“Grown-ups never understand anything by themselves, and it is tiresome for children to be always and forever explaining things to them… I have lived a great deal among grown-ups. I have seen them intimately, close at hand. And that hasn’t much improved my opinion of them… I would never talk to that person about boa constrictors, or primeval forests, or stars. I would bring myself down to his level. I would talk to him about bridge, and golf, and politics, and neckties. And the grown-up would be greatly pleased to have met such a sensible man.”
– Antoine de Saint-Exupery, The Little Prince
At the start of his book The Little Prince, Antoine de Saint-Exupery describes the limits of communication between child and adult – the resigned ‘inner-child’ within a man whose speech consists of what other adults wish to hear; recalling a child that has assimilated itself to such an extent, that its own childhood is denied, must remain a secret figment of the imagination.

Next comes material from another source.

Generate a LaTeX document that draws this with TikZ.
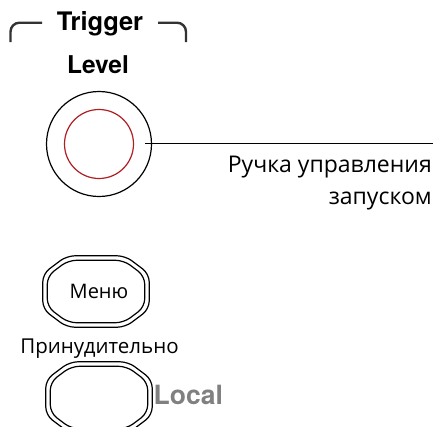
\documentclass[tikz,border=0pt]{standalone}
\usepackage{fontspec}
\setmainfont{Open Sans}
\newfontfamily\hvfont{TeX Gyre Heros}
\usetikzlibrary{calc}
\definecolor{knobred}{RGB}{175,30,35}
\definecolor{brk}{RGB}{51,51,51}
\definecolor{localgray}{RGB}{128,128,128}
\tikzset{
  headtxt/.style={inner sep=0pt, font=\hvfont\bfseries\fontsize{24.5}{28}\selectfont},
  ruslbl/.style={inner sep=0pt, font=\fontsize{23}{27}\selectfont},
  btnline/.style={line width=1.2pt, rounded corners=8pt},
  btnbox/.style={draw=none, minimum width=106pt, minimum height=71pt, inner sep=0pt},
  bracket/.style={draw=brk, line width=2.4pt, rounded corners=9pt},
}
\newcommand\octpath[3]{%
  \draw[btnline]
    ($(#1.north west)+(#2+#3,#2)$) --
    ($(#1.north east)+(-#2-#3,#2)$) --
    ($(#1.north east)+(-#2,#2+#3*0.75)$) --
    ($(#1.south east)+(-#2,-#2-#3*0.75)$) --
    ($(#1.south east)+(-#2-#3,-#2)$) --
    ($(#1.south west)+(#2+#3,-#2)$) --
    ($(#1.south west)+(#2,-#2-#3*0.75)$) --
    ($(#1.north west)+(#2,#2+#3*0.75)$) -- cycle;}
\begin{document}
\begin{tikzpicture}[x=1pt,y=-1pt]
\useasboundingbox (0,0) rectangle (436,426);
\clip (0,0) rectangle (436,426);
% header
\node[headtxt, anchor=base, font=\hvfont\bfseries\fontsize{25.5}{29}\selectfont] (trig) at (100,30) {Trigger};
\coordinate (bl1) at (10.5,42);
\coordinate (bl2) at (42,22.7);
\coordinate (br1) at (158,22.7);
\coordinate (br2) at (186,42);
\draw[bracket] (bl1) |- (bl2);
\draw[bracket] (br1) -| (br2);
\node[headtxt, anchor=base] (level) at (98,73) {Level};
% knob
\node[circle, draw, line width=1.2pt, minimum size=105pt, inner sep=0pt] (knob) at (99,144) {};
\node[circle, draw=knobred, line width=1.2pt, minimum size=69pt, inner sep=0pt] (knobin) at (99,144) {};
\coordinate (lstart) at (145,143);
\coordinate (lend) at (433,143);
\draw[line width=1pt] (lstart) -- (lend);
\node[ruslbl, anchor=base east] (lbl1) at (432,172) {Ручка управления};
\node[ruslbl, anchor=base east] (lbl2) at (432,204) {запуском};
% menu button
\node[btnbox] (menu) at (96,291.5) {};
\octpath{menu}{0}{24}
\octpath{menu}{4.5}{21}
\node[ruslbl, anchor=base, font=\fontsize{20}{24}\selectfont] (menutxt) at (99,298) {Меню};
% force
\node[ruslbl, anchor=base, font=\fontsize{20.5}{24}\selectfont] (force) at (99.5,353) {Принудительно};
\node[btnbox] (forcebtn) at (99,397.5) {};
\octpath{forcebtn}{0}{24}
\octpath{forcebtn}{4.5}{21}
\node[headtxt, anchor=base west, text=localgray, font=\hvfont\bfseries\fontsize{26.5}{30}\selectfont] (local) at (153.5,404) {Local};
\end{tikzpicture}
\end{document}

Saint-Exupery’s ‘child’ appears to be a strongly-bound blood relation to the children in Peter Greenaway’s feature films – a place where minors are very much alone, physically as much as mentally.

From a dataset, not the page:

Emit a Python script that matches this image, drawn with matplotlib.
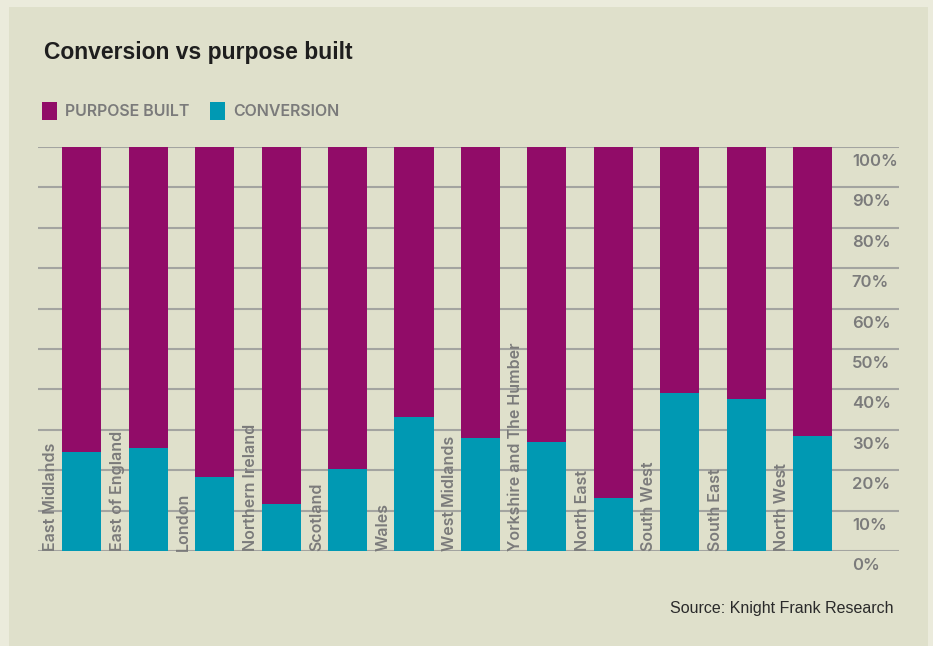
import matplotlib.pyplot as plt
import numpy as np
from matplotlib.patches import Rectangle
from matplotlib.transforms import ScaledTranslation

# ---------------- data ----------------
regions = ["East Midlands", "East of England", "London", "Northern Ireland",
           "Scotland", "Wales", "West Midlands", "Yorkshire and The Humber",
           "North East", "South West", "South East", "North West"]
conversion = [24.6, 25.5, 18.3, 11.6, 20.3, 33.2, 28.0, 27.0, 13.1, 39.1, 37.6, 28.5]
purpose_built = [100 - c for c in conversion]
yticks = [0, 10, 20, 30, 40, 50, 60, 70, 80, 90, 100]
ytick_labels = [f"{t}%" for t in yticks]

# ---------------- style ----------------
PURPLE = "#910c68"
TEAL = "#0099b3"
OUTER = "#ebebdc"
PANEL = "#dfe0cb"
GREY = "#7b7b7b"
GRID = "#a3a4a0"
FONT = "Liberation Sans"
LABEL_FONT = ["Inter", "DejaVu Sans"]

plt.rcParams['font.family'] = [FONT, 'DejaVu Sans']

W, H = 933, 646
fig = plt.figure(figsize=(W / 100, H / 100), dpi=100)
fig.patch.set_facecolor(OUTER)

# inner panel
fig.patches.append(Rectangle((9 / W, 0), (928 - 9) / W, (H - 7) / H,
                             transform=fig.transFigure, facecolor=PANEL,
                             edgecolor="none", zorder=-10))

ax = fig.add_axes([38 / W, (H - 551) / H, (899 - 38) / W, (551 - 147) / H])
ax.set_facecolor("none")
ax.set_zorder(1)

x = np.arange(len(regions))
width = 0.59

b_conv = ax.bar(x, conversion, width, color=TEAL, zorder=3, label="CONVERSION")
b_pb = ax.bar(x, purpose_built, width, bottom=conversion, color=PURPLE,
              zorder=3, label="PURPOSE BUILT", clip_on=False)

ax.set_xlim(-0.66, 12.30)
ax.set_ylim(0, 100)

# gridlines
ax.set_yticks(yticks)
ax.yaxis.grid(True, color=GRID, linewidth=1.5, zorder=1)
ax.set_axisbelow(True)
ax.set_xticks([])
for s in ax.spines.values():
    s.set_visible(False)

# y tick labels on the right, sitting just below each gridline
ax.yaxis.tick_right()
ax.set_yticklabels(ytick_labels, fontsize=12, color=GREY, va="top",
                   family=LABEL_FONT, fontweight="semibold")
ax.tick_params(axis="y", length=0, pad=-34)
offset = ScaledTranslation(0, -5 / 72, fig.dpi_scale_trans)
for lab in ax.get_yticklabels():
    lab.set_transform(lab.get_transform() + offset)
    lab.set_horizontalalignment("left")

# region labels, rotated, left of each bar
for xi, name in zip(x, regions):
    ax.text(xi - 0.467, 0, name, rotation=90, ha="center", va="bottom",
            fontsize=11.5, color=GREY, zorder=2, family=LABEL_FONT,
            fontweight="semibold")

# title
fig.text(44 / W, 1 - 53 / H, "Conversion vs purpose built", fontsize=16.5,
         fontweight="bold", color="#1e1e1e", va="center", ha="left")

# legend
fig.legend(handles=[b_pb, b_conv], labels=["PURPOSE BUILT", "CONVERSION"],
           loc="center left", bbox_to_anchor=(34 / W, 1 - 111 / H), ncol=2,
           frameon=False, handlelength=0.95, handleheight=1.3,
           handletextpad=0.5, columnspacing=1.3, borderpad=0,
           labelcolor=GREY, prop={"family": LABEL_FONT, "weight": "semibold",
                                  "size": 11.5})

# source
fig.text(894 / W, 1 - 608 / H, "Source: Knight Frank Research", fontsize=11.5,
         color="#2a2a2a", ha="right", va="center")

fig.savefig("out.png", dpi=100, facecolor=OUTER)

These pieces will concentrate upon a very special breed of children who inhabit the various tales created by Greenaway – namely the only child. Greenaway’s child has no siblings, no friends its own age, a child always the product of unorthodox or dubious parentage, a child prematurely existing in miniature worlds where only the adult resides; a child forced to compromise – toys put aside in exchange for issues of sex, death, greed and decay. Issues that are taboo to discuss among children. It is these very issues in Greenaway’s films that make this child less of a voluntary participant to these ideas and more of an acute observer.

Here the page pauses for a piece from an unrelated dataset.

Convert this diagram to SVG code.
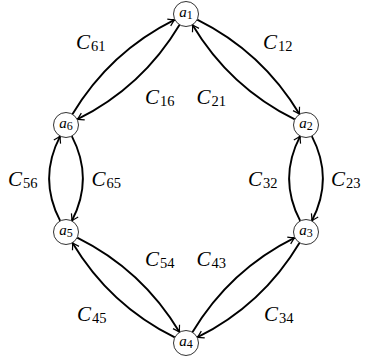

During each successive film, the child will grow in age, may alter its sex: “… almost without my realising it – a child has been growing older and more difficult to ignore”. This was a pre-The Baby Of Macon statement made by Greenaway; perhaps by the time The Baby Of Macon had been completed, we – as an audience, have observed the complete downfall of a child. Its ‘innocence’ has been corrupted by adults in each ensuing film – each situation becoming more horrific until The Baby Of Macon, where innocence itself is finally severed and neatly buried.
The approach taken here consists of personal observations from six feature films by Peter Greenaway, and has been applied together with various examples of child psychology, Shakespearean imagery and of influences on Greenaway.